Warren Buffett famously quipped that the best thing a “far-sighted capitalist” could have done at Kitty Hawk in 1903 was to shoot down Orville Wright to spare investors more than century of heartache. Until at least 1992, more money had been lost in airlines than had been invested since the dawn of flight.
There was a proliferation of cheap discount carriers during the 1990s, and many made reasonable money even as they flew us around the country and world for free. But since September 11, 2001 (Ansett collapsed all by itself on September 12), the airline industry has lost more than $60bn and made money in only one year - 2007. You can pretty much forget about any meaningful profits for a couple of years. And don’t doubt that big airlines can fail. More than 30 airlines have been declared bankrupt in the past year or so, continuing a long trend perfected by most big US carriers.
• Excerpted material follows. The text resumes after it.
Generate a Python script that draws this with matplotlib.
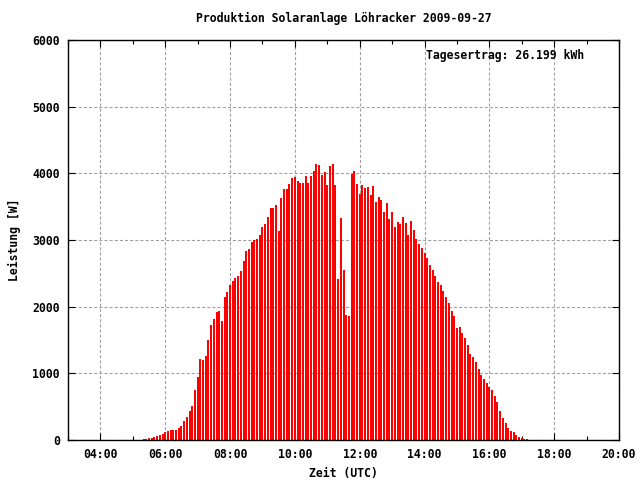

Which begs the question: why be in the airline game at all? Because, done right, there are tremendous profits to be made, particularly when business is good and executives think nothing of a $15,000-plus fare to London. BA has gone from a $2bn profit to deathwatch in just two years. It’s just that there are too many airlines fighting for customers.
What the industry needs is a little consolidation, a few mergers like the BA-Qantas tie-up floated then sunk in a matter of weeks last year. And what’s the best way for airline executives to convince regulators and governments to wave through anti-competitive mergers they’d otherwise block? Well, a little scaremongering doesn’t hurt.